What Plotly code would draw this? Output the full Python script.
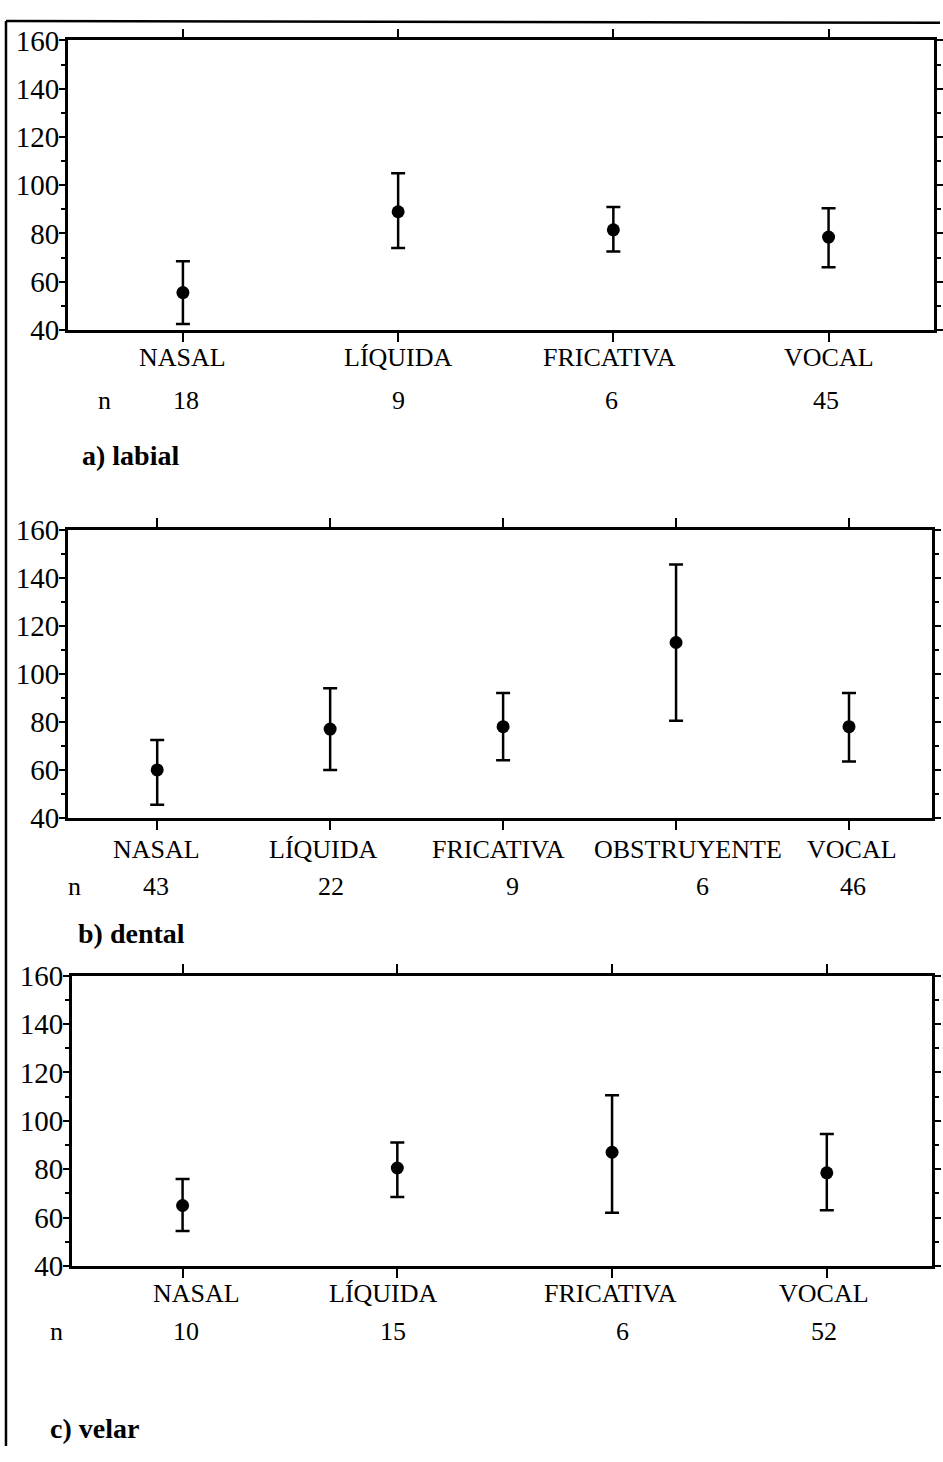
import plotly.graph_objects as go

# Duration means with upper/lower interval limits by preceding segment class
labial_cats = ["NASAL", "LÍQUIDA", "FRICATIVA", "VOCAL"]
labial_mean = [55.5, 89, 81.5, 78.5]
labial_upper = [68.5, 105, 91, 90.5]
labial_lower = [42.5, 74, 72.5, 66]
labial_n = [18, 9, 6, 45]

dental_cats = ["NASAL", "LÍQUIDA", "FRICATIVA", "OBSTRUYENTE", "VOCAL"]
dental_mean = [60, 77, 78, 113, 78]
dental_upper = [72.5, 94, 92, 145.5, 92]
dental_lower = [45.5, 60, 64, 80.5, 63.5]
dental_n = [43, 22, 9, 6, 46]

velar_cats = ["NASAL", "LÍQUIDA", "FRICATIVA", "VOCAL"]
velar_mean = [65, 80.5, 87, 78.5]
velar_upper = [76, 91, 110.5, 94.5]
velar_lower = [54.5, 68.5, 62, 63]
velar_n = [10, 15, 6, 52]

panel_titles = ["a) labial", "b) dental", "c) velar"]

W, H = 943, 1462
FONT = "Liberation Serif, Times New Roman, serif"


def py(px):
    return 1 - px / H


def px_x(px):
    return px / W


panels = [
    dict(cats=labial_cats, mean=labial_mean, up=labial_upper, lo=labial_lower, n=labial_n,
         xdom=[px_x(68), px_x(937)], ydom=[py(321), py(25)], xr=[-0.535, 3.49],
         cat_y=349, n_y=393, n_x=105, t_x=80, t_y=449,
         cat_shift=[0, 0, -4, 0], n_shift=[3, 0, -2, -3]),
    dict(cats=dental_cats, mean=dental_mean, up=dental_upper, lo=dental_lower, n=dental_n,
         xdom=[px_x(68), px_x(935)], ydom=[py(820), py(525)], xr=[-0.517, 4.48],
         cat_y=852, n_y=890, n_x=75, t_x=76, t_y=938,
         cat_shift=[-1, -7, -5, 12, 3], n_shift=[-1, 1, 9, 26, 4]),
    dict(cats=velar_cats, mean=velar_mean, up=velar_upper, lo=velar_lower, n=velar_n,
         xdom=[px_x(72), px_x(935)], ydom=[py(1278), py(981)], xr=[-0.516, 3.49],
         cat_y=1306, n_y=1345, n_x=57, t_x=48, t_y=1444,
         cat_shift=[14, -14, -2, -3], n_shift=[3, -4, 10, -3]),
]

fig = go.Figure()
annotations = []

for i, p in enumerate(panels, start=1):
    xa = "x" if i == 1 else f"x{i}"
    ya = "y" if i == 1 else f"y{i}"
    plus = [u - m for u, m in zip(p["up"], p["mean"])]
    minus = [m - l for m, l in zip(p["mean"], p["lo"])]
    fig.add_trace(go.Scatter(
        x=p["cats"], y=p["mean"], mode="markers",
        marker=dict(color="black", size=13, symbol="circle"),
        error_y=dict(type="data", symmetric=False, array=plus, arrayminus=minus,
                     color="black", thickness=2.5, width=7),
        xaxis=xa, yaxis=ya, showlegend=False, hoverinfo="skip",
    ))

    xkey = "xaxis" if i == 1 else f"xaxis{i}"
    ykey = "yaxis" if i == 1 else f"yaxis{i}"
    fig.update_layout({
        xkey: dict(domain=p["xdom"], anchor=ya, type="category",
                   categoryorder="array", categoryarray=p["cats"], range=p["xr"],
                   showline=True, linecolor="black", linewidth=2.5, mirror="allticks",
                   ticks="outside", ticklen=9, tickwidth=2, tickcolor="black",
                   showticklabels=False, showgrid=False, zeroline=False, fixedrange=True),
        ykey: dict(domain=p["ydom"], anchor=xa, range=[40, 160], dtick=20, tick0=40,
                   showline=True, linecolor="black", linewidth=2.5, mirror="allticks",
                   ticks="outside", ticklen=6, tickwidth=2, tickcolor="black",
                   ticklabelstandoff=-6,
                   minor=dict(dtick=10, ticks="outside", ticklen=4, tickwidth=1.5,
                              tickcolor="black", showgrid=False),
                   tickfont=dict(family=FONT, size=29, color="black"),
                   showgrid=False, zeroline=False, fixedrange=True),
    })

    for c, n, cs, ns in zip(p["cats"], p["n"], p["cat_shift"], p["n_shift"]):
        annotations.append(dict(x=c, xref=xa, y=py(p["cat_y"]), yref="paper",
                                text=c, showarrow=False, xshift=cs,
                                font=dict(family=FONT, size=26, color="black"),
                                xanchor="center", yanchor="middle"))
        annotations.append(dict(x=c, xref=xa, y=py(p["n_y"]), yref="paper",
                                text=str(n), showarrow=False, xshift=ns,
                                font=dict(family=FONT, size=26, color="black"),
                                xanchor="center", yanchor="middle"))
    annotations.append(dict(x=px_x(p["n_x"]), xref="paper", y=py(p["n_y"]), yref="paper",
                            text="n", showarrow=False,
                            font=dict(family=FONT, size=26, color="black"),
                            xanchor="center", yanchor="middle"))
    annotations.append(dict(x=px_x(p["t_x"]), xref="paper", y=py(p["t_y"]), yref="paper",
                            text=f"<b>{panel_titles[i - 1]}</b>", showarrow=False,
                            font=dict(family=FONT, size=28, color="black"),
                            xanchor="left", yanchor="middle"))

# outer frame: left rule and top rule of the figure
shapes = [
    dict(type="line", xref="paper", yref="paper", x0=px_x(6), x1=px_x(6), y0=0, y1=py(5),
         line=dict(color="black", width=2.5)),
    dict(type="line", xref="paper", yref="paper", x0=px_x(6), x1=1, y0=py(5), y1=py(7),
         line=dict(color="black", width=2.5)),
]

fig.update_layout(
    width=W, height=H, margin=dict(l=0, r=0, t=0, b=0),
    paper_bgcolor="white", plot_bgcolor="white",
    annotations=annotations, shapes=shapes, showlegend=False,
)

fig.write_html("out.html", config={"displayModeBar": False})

* * *

GOAL:
Images should not appear in the copy; retype the listing above exactly.

WRITTEN REPLY:
What Plotly code would draw this? Output the full Python script.
import plotly.graph_objects as go

# Duration means with upper/lower interval limits by preceding segment class
labial_cats = ["NASAL", "LÍQUIDA", "FRICATIVA", "VOCAL"]
labial_mean = [55.5, 89, 81.5, 78.5]
labial_upper = [68.5, 105, 91, 90.5]
labial_lower = [42.5, 74, 72.5, 66]
labial_n = [18, 9, 6, 45]

dental_cats = ["NASAL", "LÍQUIDA", "FRICATIVA", "OBSTRUYENTE", "VOCAL"]
dental_mean = [60, 77, 78, 113, 78]
dental_upper = [72.5, 94, 92, 145.5, 92]
dental_lower = [45.5, 60, 64, 80.5, 63.5]
dental_n = [43, 22, 9, 6, 46]

velar_cats = ["NASAL", "LÍQUIDA", "FRICATIVA", "VOCAL"]
velar_mean = [65, 80.5, 87, 78.5]
velar_upper = [76, 91, 110.5, 94.5]
velar_lower = [54.5, 68.5, 62, 63]
velar_n = [10, 15, 6, 52]

panel_titles = ["a) labial", "b) dental", "c) velar"]

W, H = 943, 1462
FONT = "Liberation Serif, Times New Roman, serif"


def py(px):
    return 1 - px / H


def px_x(px):
    return px / W


panels = [
    dict(cats=labial_cats, mean=labial_mean, up=labial_upper, lo=labial_lower, n=labial_n,
         xdom=[px_x(68), px_x(937)], ydom=[py(321), py(25)], xr=[-0.535, 3.49],
         cat_y=349, n_y=393, n_x=105, t_x=80, t_y=449,
         cat_shift=[0, 0, -4, 0], n_shift=[3, 0, -2, -3]),
    dict(cats=dental_cats, mean=dental_mean, up=dental_upper, lo=dental_lower, n=dental_n,
         xdom=[px_x(68), px_x(935)], ydom=[py(820), py(525)], xr=[-0.517, 4.48],
         cat_y=852, n_y=890, n_x=75, t_x=76, t_y=938,
         cat_shift=[-1, -7, -5, 12, 3], n_shift=[-1, 1, 9, 26, 4]),
    dict(cats=velar_cats, mean=velar_mean, up=velar_upper, lo=velar_lower, n=velar_n,
         xdom=[px_x(72), px_x(935)], ydom=[py(1278), py(981)], xr=[-0.516, 3.49],
         cat_y=1306, n_y=1345, n_x=57, t_x=48, t_y=1444,
         cat_shift=[14, -14, -2, -3], n_shift=[3, -4, 10, -3]),
]

fig = go.Figure()
annotations = []

for i, p in enumerate(panels, start=1):
    xa = "x" if i == 1 else f"x{i}"
    ya = "y" if i == 1 else f"y{i}"
    plus = [u - m for u, m in zip(p["up"], p["mean"])]
    minus = [m - l for m, l in zip(p["mean"], p["lo"])]
    fig.add_trace(go.Scatter(
        x=p["cats"], y=p["mean"], mode="markers",
        marker=dict(color="black", size=13, symbol="circle"),
        error_y=dict(type="data", symmetric=False, array=plus, arrayminus=minus,
                     color="black", thickness=2.5, width=7),
        xaxis=xa, yaxis=ya, showlegend=False, hoverinfo="skip",
    ))

    xkey = "xaxis" if i == 1 else f"xaxis{i}"
    ykey = "yaxis" if i == 1 else f"yaxis{i}"
    fig.update_layout({
        xkey: dict(domain=p["xdom"], anchor=ya, type="category",
                   categoryorder="array", categoryarray=p["cats"], range=p["xr"],
                   showline=True, linecolor="black", linewidth=2.5, mirror="allticks",
                   ticks="outside", ticklen=9, tickwidth=2, tickcolor="black",
                   showticklabels=False, showgrid=False, zeroline=False, fixedrange=True),
        ykey: dict(domain=p["ydom"], anchor=xa, range=[40, 160], dtick=20, tick0=40,
                   showline=True, linecolor="black", linewidth=2.5, mirror="allticks",
                   ticks="outside", ticklen=6, tickwidth=2, tickcolor="black",
                   ticklabelstandoff=-6,
                   minor=dict(dtick=10, ticks="outside", ticklen=4, tickwidth=1.5,
                              tickcolor="black", showgrid=False),
                   tickfont=dict(family=FONT, size=29, color="black"),
                   showgrid=False, zeroline=False, fixedrange=True),
    })

    for c, n, cs, ns in zip(p["cats"], p["n"], p["cat_shift"], p["n_shift"]):
        annotations.append(dict(x=c, xref=xa, y=py(p["cat_y"]), yref="paper",
                                text=c, showarrow=False, xshift=cs,
                                font=dict(family=FONT, size=26, color="black"),
                                xanchor="center", yanchor="middle"))
        annotations.append(dict(x=c, xref=xa, y=py(p["n_y"]), yref="paper",
                                text=str(n), showarrow=False, xshift=ns,
                                font=dict(family=FONT, size=26, color="black"),
                                xanchor="center", yanchor="middle"))
    annotations.append(dict(x=px_x(p["n_x"]), xref="paper", y=py(p["n_y"]), yref="paper",
                            text="n", showarrow=False,
                            font=dict(family=FONT, size=26, color="black"),
                            xanchor="center", yanchor="middle"))
    annotations.append(dict(x=px_x(p["t_x"]), xref="paper", y=py(p["t_y"]), yref="paper",
                            text=f"<b>{panel_titles[i - 1]}</b>", showarrow=False,
                            font=dict(family=FONT, size=28, color="black"),
                            xanchor="left", yanchor="middle"))

# outer frame: left rule and top rule of the figure
shapes = [
    dict(type="line", xref="paper", yref="paper", x0=px_x(6), x1=px_x(6), y0=0, y1=py(5),
         line=dict(color="black", width=2.5)),
    dict(type="line", xref="paper", yref="paper", x0=px_x(6), x1=1, y0=py(5), y1=py(7),
         line=dict(color="black", width=2.5)),
]

fig.update_layout(
    width=W, height=H, margin=dict(l=0, r=0, t=0, b=0),
    paper_bgcolor="white", plot_bgcolor="white",
    annotations=annotations, shapes=shapes, showlegend=False,
)

fig.write_html("out.html", config={"displayModeBar": False})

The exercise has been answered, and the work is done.